Let’s take another look shall we. The heading says ‘Your Voice’ but says ‘Our Water Supply’. As a community we read it as the water is ours, the public, the taxpayers, but this is their meeting and their agenda so ‘Our’ is really referring to the government owned water supply.

They clearly say they want to ‘hear’ your ‘feedback’ on the recommendations of the water supply tariff, not if you do or do not want one; this is about how much tariff to charge.

They said ‘hear, they did not say they would listen, act or change their agenda or tariffs.

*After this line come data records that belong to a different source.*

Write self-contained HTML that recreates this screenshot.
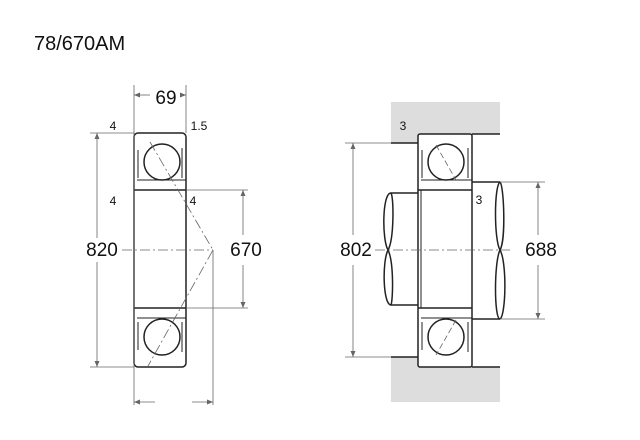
<!DOCTYPE html>
<html><head><style>body{margin:0;background:#fff}svg{display:block}</style></head><body>
<svg width="640" height="440" viewBox="0 0 640 440" xmlns="http://www.w3.org/2000/svg" font-family="Liberation Sans, sans-serif">
<rect width="640" height="440" fill="#fff"/>
<text x="34" y="50" font-size="20" fill="#111">78/670AM</text>
<g stroke="#222" fill="none" stroke-width="1">
<rect x="134" y="133" width="52" height="234" rx="4" stroke-width="1.5"/>
<line x1="134" y1="190" x2="186" y2="190" stroke-width="1.5"/>
<line x1="134" y1="308" x2="186" y2="308" stroke-width="1.5"/>
<line x1="137" y1="180" x2="186" y2="180"/>
<line x1="137" y1="318" x2="186" y2="318"/>
<path d="M138 150 v28 M182 148 v30 M138 322 v28 M182 322 v30"/>
<circle cx="162" cy="162" r="18" fill="#fff" stroke-width="1.5"/>
<circle cx="162" cy="337" r="18" fill="#fff" stroke-width="1.5"/>
<g stroke="#666" stroke-width="0.8">
<line x1="134" y1="85" x2="134" y2="405"/><line x1="186" y1="85" x2="186" y2="133"/>
<line x1="134" y1="95" x2="150" y2="95"/><line x1="180" y1="95" x2="186" y2="95"/>
<line x1="90" y1="133" x2="134" y2="133"/><line x1="90" y1="367" x2="134" y2="367"/>
<line x1="97" y1="133" x2="97" y2="238"/><line x1="97" y1="262" x2="97" y2="367"/>
<line x1="186" y1="190" x2="248" y2="190"/><line x1="186" y1="308" x2="248" y2="308"/>
<line x1="243" y1="190" x2="243" y2="235"/><line x1="243" y1="265" x2="243" y2="308"/>
<line x1="213" y1="250" x2="213" y2="405"/>
<line x1="134" y1="402" x2="155" y2="402"/><line x1="192" y1="402" x2="213" y2="402"/>
<line x1="122" y1="250" x2="213" y2="250" stroke-dasharray="10,3,2,3"/>
<polyline points="150,142 213,250 148,366" stroke-dasharray="10,3,2,3"/>
</g>
<rect x="391" y="102" width="109" height="32" fill="#ddd" stroke="none"/>
<rect x="391" y="134" width="27" height="9" fill="#ddd" stroke="none"/>
<rect x="391" y="367" width="109" height="35" fill="#ddd" stroke="none"/>
<rect x="391" y="357" width="27" height="10" fill="#ddd" stroke="none"/>
<line x1="472" y1="134" x2="500" y2="134" stroke-width="1.5"/>
<line x1="472" y1="367" x2="500" y2="367" stroke-width="1.5"/>
<line x1="391" y1="143" x2="418" y2="143" stroke-width="1.5"/>
<line x1="391" y1="357" x2="418" y2="357" stroke-width="1.5"/>
<rect x="418" y="134" width="54" height="233" rx="2" stroke-width="1.5"/>
<line x1="418" y1="190" x2="472" y2="190" stroke-width="1.5"/>
<line x1="418" y1="308" x2="472" y2="308" stroke-width="1.5"/>
<line x1="421" y1="180" x2="472" y2="180"/><line x1="421" y1="318" x2="472" y2="318"/>
<line x1="421" y1="190" x2="421" y2="308"/>
<path d="M422 150 v28 M468 148 v30 M422 322 v28 M468 322 v30"/>
<circle cx="446" cy="162" r="18" fill="#fff" stroke-width="1.5"/>
<circle cx="446" cy="337" r="18" fill="#fff" stroke-width="1.5"/>
<path d="M391 193 H418 M391 305 H418 M472 182 H500 M472 319 H500" stroke-width="1.5"/>
<path d="M391 193 C382 193 382 240 388 250 C394 262 393 300 391 305" stroke-width="1.5"/>
<path d="M391 193 C394 198 394 240 388 250 C382 262 383 305 391 305" stroke-width="1.5"/>
<path d="M500 182 C504 186 506 240 500 250 C494 262 494 319 500 319" stroke-width="1.5"/>
<path d="M500 182 C494 186 494 240 500 250 C507 262 506 315 500 319" stroke-width="1.5"/>
<g stroke="#666" stroke-width="0.8">
<line x1="345" y1="143" x2="391" y2="143"/><line x1="345" y1="357" x2="391" y2="357"/>
<line x1="353" y1="143" x2="353" y2="235"/><line x1="353" y1="265" x2="353" y2="357"/>
<line x1="500" y1="182" x2="545" y2="182"/><line x1="500" y1="319" x2="545" y2="319"/>
<line x1="538" y1="182" x2="538" y2="235"/><line x1="538" y1="265" x2="538" y2="319"/>
<line x1="375" y1="250" x2="510" y2="250" stroke-dasharray="10,3,2,3"/>
<line x1="436" y1="145" x2="456" y2="180" stroke-dasharray="6,3"/>
<line x1="456" y1="320" x2="436" y2="355" stroke-dasharray="6,3"/>
</g>
</g>
<g fill="#666">
<path d="M134 95 l6 -2.5 v5z M186 95 l-6 -2.5 v5z M97 133 l-2.5 6 h5z M97 367 l-2.5 -6 h5z M243 190 l-2.5 6 h5z M243 308 l-2.5 -6 h5z M134 402 l6 -2.5 v5z M213 402 l-6 -2.5 v5z M353 143 l-2.5 6 h5z M353 357 l-2.5 -6 h5z M538 182 l-2.5 6 h5z M538 319 l-2.5 -6 h5z"/>
</g>
<g fill="#111">
<text x="166" y="104" font-size="19" text-anchor="middle">69</text>
<text x="113" y="130" font-size="12" text-anchor="middle">4</text>
<text x="199" y="130" font-size="12" text-anchor="middle">1.5</text>
<text x="113" y="205" font-size="12" text-anchor="middle">4</text>
<text x="193" y="205" font-size="12" text-anchor="middle">4</text>
<text x="102" y="256" font-size="19" text-anchor="middle">820</text>
<text x="246" y="256" font-size="19" text-anchor="middle">670</text>
<text x="403" y="130" font-size="12" text-anchor="middle">3</text>
<text x="479" y="204" font-size="12" text-anchor="middle">3</text>
<text x="356" y="256" font-size="19" text-anchor="middle">802</text>
<text x="541" y="256" font-size="19" text-anchor="middle">688</text>
</g>
</svg>
</body></html>
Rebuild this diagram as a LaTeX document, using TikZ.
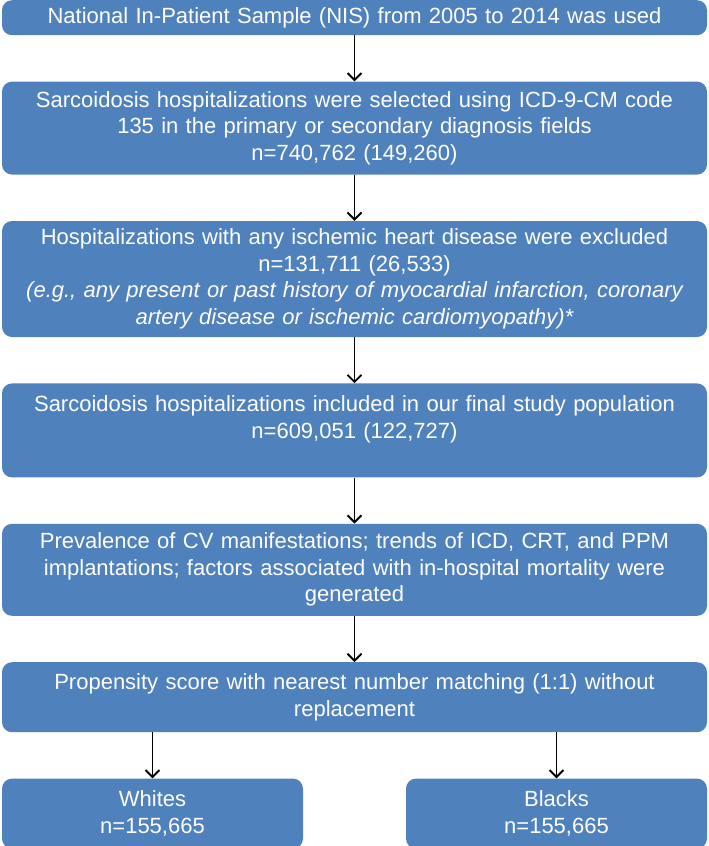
\documentclass[tikz,border=0pt]{standalone}
\usepackage{fontspec}
\setmainfont{Liberation Sans}
\usetikzlibrary{positioning,arrows.meta}
\definecolor{boxblue}{HTML}{4F81BD}

\begin{document}
\begin{tikzpicture}[x=1pt, y=1pt, node distance=46pt,
  stage/.style={fill=boxblue, text=white, rounded corners=10pt, inner sep=0pt,
    minimum width=705pt, text width=700pt, align=center,
    font=\fontsize{22}{26.5}\selectfont},
  group/.style={stage, minimum width=301pt, text width=295pt, minimum height=70pt},
  flow/.style={-{Straight Barb[length=7pt,width=14pt]}, line width=1.9pt}]
  \useasboundingbox (0,0) rectangle (709,-846);
  \node[stage, minimum height=35pt, anchor=north] (nis) at (354.5,0)
    {National In-Patient Sample (NIS) from 2005 to 2014 was used};
  \node[stage, minimum height=93pt, below=of nis] (select)
    {Sarcoidosis hospitalizations were selected using ICD-9-CM code\\
     135 in the primary or secondary diagnosis fields\\
     n=740,762 (149,260)};
  \node[stage, minimum height=116pt, below=of select] (exclude)
    {Hospitalizations with any ischemic heart disease were excluded\\
     n=131,711 (26,533)\\
     {\itshape (e.g., any present or past history of myocardial infarction, coronary}\\
     {\itshape artery disease or ischemic cardiomyopathy)*}};
  \node[stage, minimum height=94pt, below=of exclude] (final)
    {Sarcoidosis hospitalizations included in our final study population\\
     n=609,051 (122,727)\\ ~};
  \node[stage, minimum height=92pt, below=of final] (outcome)
    {Prevalence of CV manifestations; trends of ICD, CRT, and PPM\\
     implantations; factors associated with in-hospital mortality were\\
     generated};
  \node[stage, minimum height=70pt, below=of outcome] (match)
    {Propensity score with nearest number matching (1:1) without\\
     replacement};
  \node[group, below=of match.south west, anchor=north west] (whites)
    {Whites\\n=155,665};
  \node[group, below=of match.south east, anchor=north east] (blacks)
    {Blacks\\n=155,665};

  \path[flow]
  (nis) edge (select)
  (select) edge (exclude)
  (exclude) edge (final)
  (final) edge (outcome)
  (outcome) edge (match)
  (whites.north |- match.south) edge (whites)
  (blacks.north |- match.south) edge (blacks);
\end{tikzpicture}
\end{document}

They also said they have findings and recommendations from recent stakeholder consultations. When were they heard? Who did they hear from? Are the findings of one man from Texas based on data and statistics supposed to be better and more relevant information to our small community in Rarotonga than actually asking face to face our people or our agriculture growers? Basing tariffs on large island nations with median incomes of $50,000 as a comparison, saying we will be paying less, is misleading when only 10 per cent of our population earn that amount or more.  

These talks should have been held before they made any decisions, so the shape was a round table consultation not a sharp arrow to the heart of many back pockets?

Tourism is our largest revenue earner and water user, yet agriculture within the next five years will pay $1.3 million and that’s more than the Tourism sector. Y’all need to have yaw heads read if you think we are going to pay it.

 They say you can ‘Shape’ the water supply but that shape is a house of cards whose shape falls flat from them blowing hot air out of their ass-ets.